Je salue donc avec respect et gratitude votre engagement personnel, madame la ministre, sous l'autorité du chef du Gouvernement, pour concrétiser les conclusions de l'accord de Matignon.
Certes, la Collectivité européenne d'Alsace n'a que peu de rapport avec le projet soumis au référendum de 2013. Elle n'entraîne pas non plus la révision du périmètre de la région Grand Est. Mais faut-il le regretter ? Pour ma part, je ne crois pas à des politiques qui écrivent l'avenir avec des solutions du passé.
La représentation nationale a entre les mains un projet résolument nouveau et innovant. La future collectivité trouve sa cohérence dans le prolongement du traité d'Aix-la-Chapelle, dans la compétence qui lui est attribuée en matière de coopération transfrontalière ainsi que dans les efforts qu'elle pourra déployer en matière d'enseignement de la langue du voisin. Elle sera également un laboratoire pour expérimenter le principe de différenciation voulu par le chef de l'État.
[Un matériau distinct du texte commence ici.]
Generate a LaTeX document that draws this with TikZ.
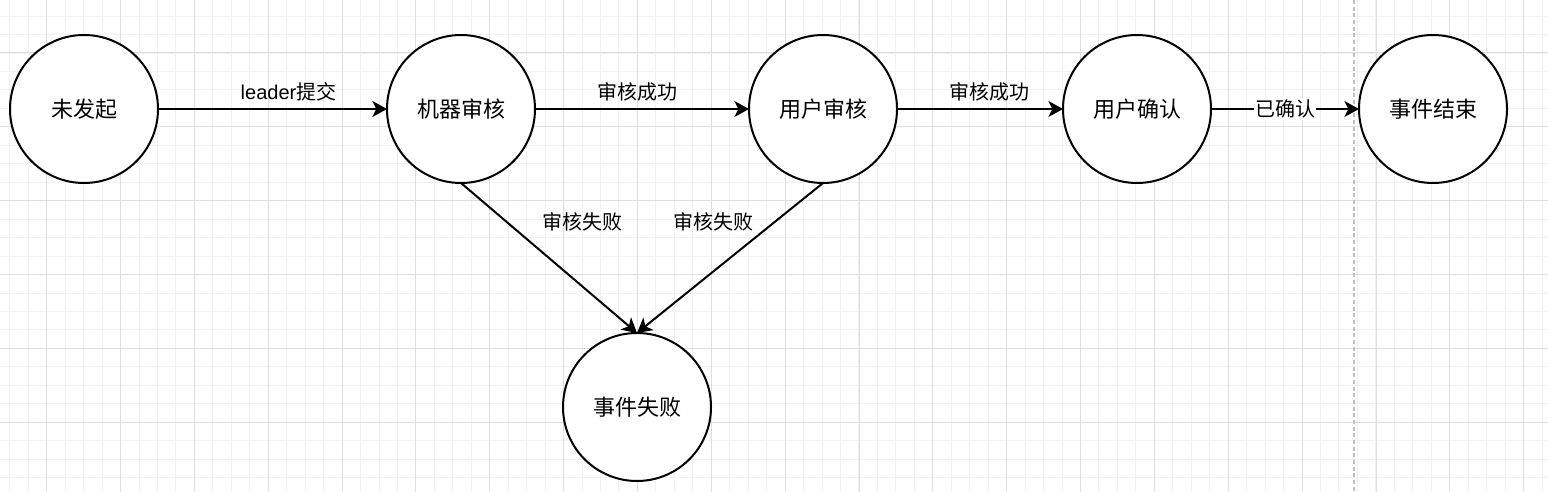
\documentclass[tikz,border=0pt]{standalone}
\usepackage{fontspec}
\setmainfont{Liberation Sans}
\newfontfamily\cjk{Noto Sans CJK SC}
\newfontfamily\lat{Liberation Sans}
\usetikzlibrary{arrows.meta}
\usetikzlibrary{positioning}
\tikzset{
    stat/.style={
           circle,
           draw=black, line width=1.5pt,
           fill=white,
           minimum size=111pt,
           inner sep=0pt, outer sep=0pt,
           font=\fontsize{16.5}{18}\cjk,
           },
    lbl/.style={font=\fontsize{15}{17}\cjk, inner sep=1pt},
    gridminor/.style={draw=black!5, line width=0.75pt},
    gridmajor/.style={draw=black!13, line width=0.75pt},
}

\begin{document}
\begin{tikzpicture}[x=0.75pt,y=-0.75pt,->,>={Stealth[length=11pt,width=12pt,inset=3pt]}, line width=1.5pt]
        % background grid
        \fill[white] (0,0) rectangle (1548,492);
        \useasboundingbox (0,0) rectangle (1548,492);
        \foreach \i in {0,...,83} \draw[-,gridminor] ({9.8+18.46*\i},0) -- ({9.8+18.46*\i},492);
        \foreach \j in {0,...,26} \draw[-,gridminor] (0,{16.1+18.46*\j}) -- (1548,{16.1+18.46*\j});
        \foreach \i in {0,...,20} \draw[-,gridmajor] ({46.7+73.85*\i},0) -- ({46.7+73.85*\i},492);
        \foreach \j in {0,...,5} \draw[-,gridmajor] (0,{53+73.85*\j}) -- (1548,{53+73.85*\j});
        \draw[-,draw=black!25, line width=1.1pt, dash pattern=on 3pt off 2pt] (1354,0) -- (1354,492);

        \node[stat] (start) at (84,109) {未发起};
        \node[stat, right=171.75pt of start] (mach) {机器审核};
        \node[stat, right=160.5pt of mach] (user) {用户审核};
        \node[stat, right=124.5pt of user] (conf) {用户确认};
        \node[stat, right=111pt of conf] (done) {事件结束};
        \node[stat] (fail) at (637,407) {事件失败};

        \path (start) edge node[lbl, above, yshift=4pt, pos=0.57] {{\lat leader}提交} (mach)
        (mach) edge node[lbl, above, yshift=4pt, pos=0.48] {审核成功} (user)
        (user) edge node[lbl, above, yshift=4pt, pos=0.56] {审核成功} (conf)
        (conf) edge node[lbl, fill=white, pos=0.5] {已确认} (done)
        (mach.south) edge node[lbl, pos=0.26, xshift=57pt] {审核失败} (fail.north)
        (user.south) edge node[lbl, pos=0.26, xshift=-45.5pt] {审核失败} (fail.north)
        ;
    \end{tikzpicture}
\end{document}
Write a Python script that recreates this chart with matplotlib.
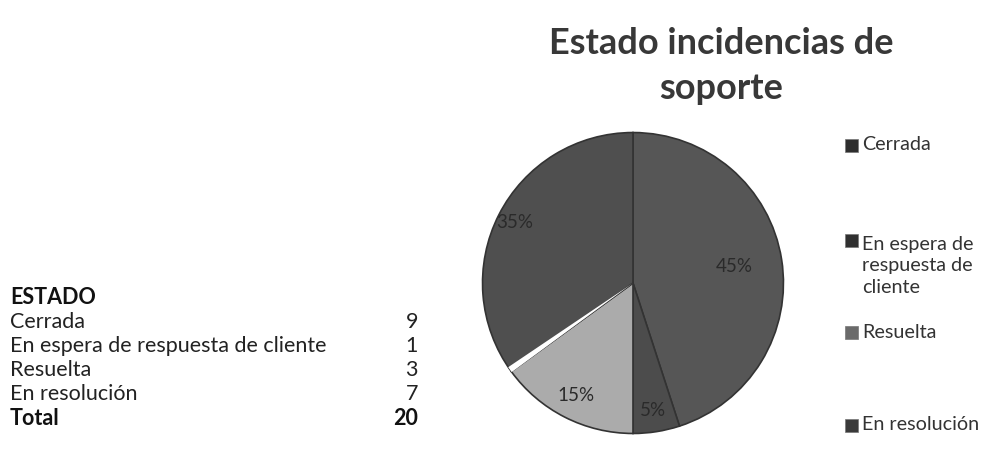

Enfin, elle redonne un supplément de proximité à des décisions publiques qui touchent le quotidien des gens, faisant écho à une demande issue du grand débat.
En voici un exemple concret. Il y a deux jours, Maurice, un habitant de la commune de Châtenois, m'a adressé un courrier ainsi libellé : « Monsieur le député, je me permets de vous interpeller au sujet du volume croissant de camions sur l'autoroute A35. Vivant à Châtenois depuis vingt ans, je constate l'accroissement régulier du nombre de poids lourds empruntant l'A35. De mon point de vue, ce trafic a trois conséquences directes sur notre environnement : la dégradation de la qualité de l'air, le nombre important d'accidents, la dégradation de nos routes. Une bonne partie de ces camions se limitent à transiter par notre région sans contribuer à notre activité économique. Ils utilisent nos infrastructures et polluent notre environnement sans contrepartie. »
Madame la ministre, vous imaginez bien que c'est avec un réel plaisir que j'ai répondu à Maurice que la future Collectivité européenne d'Alsace pourra s'atteler à cette question, puisqu'elle se verra transférer la gestion des routes et autoroutes nationales et qu'elle pourra expérimenter un dispositif de régulation du trafic des poids lourds. Pour une fois, on ne pourra pas dire que les politiques sont impuissants et qu'ils ne se préoccupent pas des problèmes locaux. C'est dire aussi que l'ordonnance que le Gouvernement devra produire est attendue avec impatience.
Et, monsieur Potier, je ne doute pas que d'autres territoires demanderont dans l'avenir à se saisir de cette possibilité. Après tout, l'Alsace retrouve ainsi la vocation de laboratoire de la décentralisation qu'elle avait exercée lorsque l'État lui avait confié la gestion des trains express régionaux.
Voilà qui devrait aussi rassurer ceux qui persistent à ne voir dans ce texte qu'une coquille vide, alors qu'il crée au contraire une maison commune pour tous les Alsaciens, dotée de compétences inédites.
Avant de conclure, je n'omettrai pas de saluer le travail important de Brigitte Klinkert et Frédéric Bierry, présidents des deux conseils départementaux, ainsi que le travail remarquable réalisé par notre rapporteur. Monsieur Rebeyrotte, vous avez su vous mettre à l'écoute d'opinions diverses où l'émotion submergeait parfois la raison. De même, alors que par nature les partis politiques se nourrissent des clivages, vous avez fait converger les positions partisanes vers un point de consensus. Soyez-en remercié. Ce ne fut certes pas aussi compliqué que pour le traité de Vienne, mais il faut se féliciter que cette mission de rapporteur fût confiée une fois encore à un Bourguignon talentueux.